● **BRIEF**: Track down the lines that contain "this" and copy them.

● **PROVIDED DATA**:
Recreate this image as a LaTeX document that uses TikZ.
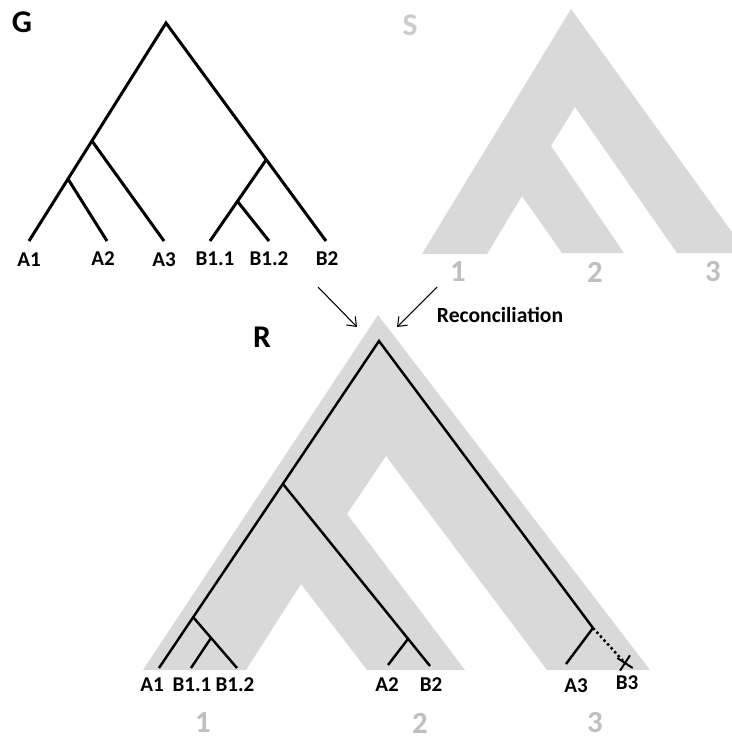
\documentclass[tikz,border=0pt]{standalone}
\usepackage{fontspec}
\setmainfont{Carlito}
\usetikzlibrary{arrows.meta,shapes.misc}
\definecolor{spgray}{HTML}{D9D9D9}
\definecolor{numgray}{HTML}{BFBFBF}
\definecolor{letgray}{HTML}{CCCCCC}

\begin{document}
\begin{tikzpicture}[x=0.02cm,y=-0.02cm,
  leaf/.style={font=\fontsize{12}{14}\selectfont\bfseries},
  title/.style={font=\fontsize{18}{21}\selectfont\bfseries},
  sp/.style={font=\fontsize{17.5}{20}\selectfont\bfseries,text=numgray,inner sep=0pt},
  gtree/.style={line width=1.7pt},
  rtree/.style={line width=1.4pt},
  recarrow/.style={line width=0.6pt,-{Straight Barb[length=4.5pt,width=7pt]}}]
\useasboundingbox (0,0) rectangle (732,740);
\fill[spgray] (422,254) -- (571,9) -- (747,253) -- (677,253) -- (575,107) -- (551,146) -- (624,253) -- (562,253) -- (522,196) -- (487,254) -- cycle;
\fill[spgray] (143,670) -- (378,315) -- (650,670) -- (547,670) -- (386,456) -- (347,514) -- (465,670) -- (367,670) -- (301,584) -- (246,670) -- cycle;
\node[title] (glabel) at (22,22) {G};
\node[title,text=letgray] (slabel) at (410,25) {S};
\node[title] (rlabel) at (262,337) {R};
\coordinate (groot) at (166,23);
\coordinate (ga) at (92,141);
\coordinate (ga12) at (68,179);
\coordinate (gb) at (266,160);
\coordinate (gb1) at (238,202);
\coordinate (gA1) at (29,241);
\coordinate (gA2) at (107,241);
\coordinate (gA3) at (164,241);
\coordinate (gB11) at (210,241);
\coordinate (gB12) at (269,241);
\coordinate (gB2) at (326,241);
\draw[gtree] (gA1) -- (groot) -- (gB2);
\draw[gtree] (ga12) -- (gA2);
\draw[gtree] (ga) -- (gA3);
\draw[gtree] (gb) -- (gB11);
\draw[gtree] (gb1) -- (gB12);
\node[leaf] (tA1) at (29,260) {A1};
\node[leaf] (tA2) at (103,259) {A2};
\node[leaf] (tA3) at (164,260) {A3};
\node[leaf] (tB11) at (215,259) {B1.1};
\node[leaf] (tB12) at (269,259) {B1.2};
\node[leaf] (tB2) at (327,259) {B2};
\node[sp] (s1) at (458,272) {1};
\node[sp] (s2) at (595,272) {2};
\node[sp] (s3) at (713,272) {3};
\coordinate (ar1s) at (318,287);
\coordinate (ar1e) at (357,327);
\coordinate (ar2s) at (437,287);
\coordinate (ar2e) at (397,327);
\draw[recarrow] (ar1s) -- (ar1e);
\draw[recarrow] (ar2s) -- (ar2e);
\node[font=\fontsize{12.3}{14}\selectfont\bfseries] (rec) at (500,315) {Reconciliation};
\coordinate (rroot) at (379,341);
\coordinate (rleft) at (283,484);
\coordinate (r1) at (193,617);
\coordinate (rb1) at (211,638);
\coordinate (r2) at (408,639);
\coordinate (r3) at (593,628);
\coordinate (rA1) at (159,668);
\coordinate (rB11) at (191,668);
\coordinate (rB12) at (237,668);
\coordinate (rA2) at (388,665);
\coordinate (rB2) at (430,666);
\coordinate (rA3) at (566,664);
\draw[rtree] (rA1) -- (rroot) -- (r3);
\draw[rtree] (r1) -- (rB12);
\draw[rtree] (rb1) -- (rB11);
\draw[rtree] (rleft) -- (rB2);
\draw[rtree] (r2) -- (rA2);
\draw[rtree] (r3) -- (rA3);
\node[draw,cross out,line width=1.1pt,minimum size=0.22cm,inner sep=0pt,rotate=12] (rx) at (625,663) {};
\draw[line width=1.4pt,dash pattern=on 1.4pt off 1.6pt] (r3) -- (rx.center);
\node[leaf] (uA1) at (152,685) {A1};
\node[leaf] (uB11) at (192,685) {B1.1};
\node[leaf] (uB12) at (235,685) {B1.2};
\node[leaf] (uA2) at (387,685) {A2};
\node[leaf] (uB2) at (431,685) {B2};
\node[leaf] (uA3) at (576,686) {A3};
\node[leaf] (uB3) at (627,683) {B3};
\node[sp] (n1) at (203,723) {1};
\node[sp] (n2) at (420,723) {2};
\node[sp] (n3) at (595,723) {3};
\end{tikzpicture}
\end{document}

--

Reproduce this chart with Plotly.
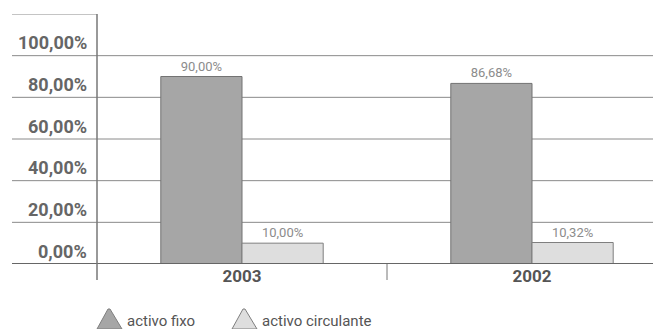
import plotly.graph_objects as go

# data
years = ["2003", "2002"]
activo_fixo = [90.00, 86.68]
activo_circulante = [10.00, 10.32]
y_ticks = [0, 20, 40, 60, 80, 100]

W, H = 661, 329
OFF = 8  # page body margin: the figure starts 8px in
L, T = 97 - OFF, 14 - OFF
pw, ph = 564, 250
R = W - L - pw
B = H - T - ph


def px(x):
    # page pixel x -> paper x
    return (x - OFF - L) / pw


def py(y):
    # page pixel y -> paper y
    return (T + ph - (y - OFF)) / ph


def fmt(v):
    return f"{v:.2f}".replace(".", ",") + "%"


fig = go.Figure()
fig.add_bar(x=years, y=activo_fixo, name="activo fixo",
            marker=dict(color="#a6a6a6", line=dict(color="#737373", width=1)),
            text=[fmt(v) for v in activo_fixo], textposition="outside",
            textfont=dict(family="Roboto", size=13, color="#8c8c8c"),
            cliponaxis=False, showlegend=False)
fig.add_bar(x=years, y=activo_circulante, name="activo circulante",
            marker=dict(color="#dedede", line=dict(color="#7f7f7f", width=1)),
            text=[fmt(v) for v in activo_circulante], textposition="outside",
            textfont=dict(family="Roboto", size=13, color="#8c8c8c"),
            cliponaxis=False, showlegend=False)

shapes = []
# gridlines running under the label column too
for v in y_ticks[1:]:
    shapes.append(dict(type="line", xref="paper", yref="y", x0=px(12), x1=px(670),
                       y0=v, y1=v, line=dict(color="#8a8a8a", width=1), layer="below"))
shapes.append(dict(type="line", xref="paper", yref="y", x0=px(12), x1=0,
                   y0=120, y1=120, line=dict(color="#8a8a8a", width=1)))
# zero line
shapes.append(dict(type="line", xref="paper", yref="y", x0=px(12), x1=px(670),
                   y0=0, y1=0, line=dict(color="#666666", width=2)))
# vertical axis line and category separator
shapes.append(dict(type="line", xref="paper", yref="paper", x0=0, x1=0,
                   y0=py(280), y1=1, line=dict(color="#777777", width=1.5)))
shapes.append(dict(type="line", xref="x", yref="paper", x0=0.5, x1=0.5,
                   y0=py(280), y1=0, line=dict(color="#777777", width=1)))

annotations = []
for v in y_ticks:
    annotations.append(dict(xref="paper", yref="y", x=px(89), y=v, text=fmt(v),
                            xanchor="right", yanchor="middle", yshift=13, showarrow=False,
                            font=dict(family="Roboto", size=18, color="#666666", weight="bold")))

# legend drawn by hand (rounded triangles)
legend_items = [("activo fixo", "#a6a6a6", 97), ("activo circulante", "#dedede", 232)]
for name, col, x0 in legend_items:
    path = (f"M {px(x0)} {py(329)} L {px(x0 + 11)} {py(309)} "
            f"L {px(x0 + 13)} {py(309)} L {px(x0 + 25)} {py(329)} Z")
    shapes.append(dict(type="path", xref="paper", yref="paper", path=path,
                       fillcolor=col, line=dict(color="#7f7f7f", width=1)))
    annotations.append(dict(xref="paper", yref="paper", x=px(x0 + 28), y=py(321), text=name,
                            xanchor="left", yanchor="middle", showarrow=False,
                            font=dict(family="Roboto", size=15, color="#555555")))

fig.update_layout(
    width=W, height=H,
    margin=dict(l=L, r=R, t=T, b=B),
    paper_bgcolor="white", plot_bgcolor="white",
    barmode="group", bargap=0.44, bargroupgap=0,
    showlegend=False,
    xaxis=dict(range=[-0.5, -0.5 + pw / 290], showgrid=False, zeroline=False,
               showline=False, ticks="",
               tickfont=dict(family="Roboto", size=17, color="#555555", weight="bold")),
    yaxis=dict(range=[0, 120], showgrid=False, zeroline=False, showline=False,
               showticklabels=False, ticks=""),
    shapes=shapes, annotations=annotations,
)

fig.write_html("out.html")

● **TASK RESPONSE**:
Recreate this image as a LaTeX document that uses TikZ.
Reproduce this chart with Plotly.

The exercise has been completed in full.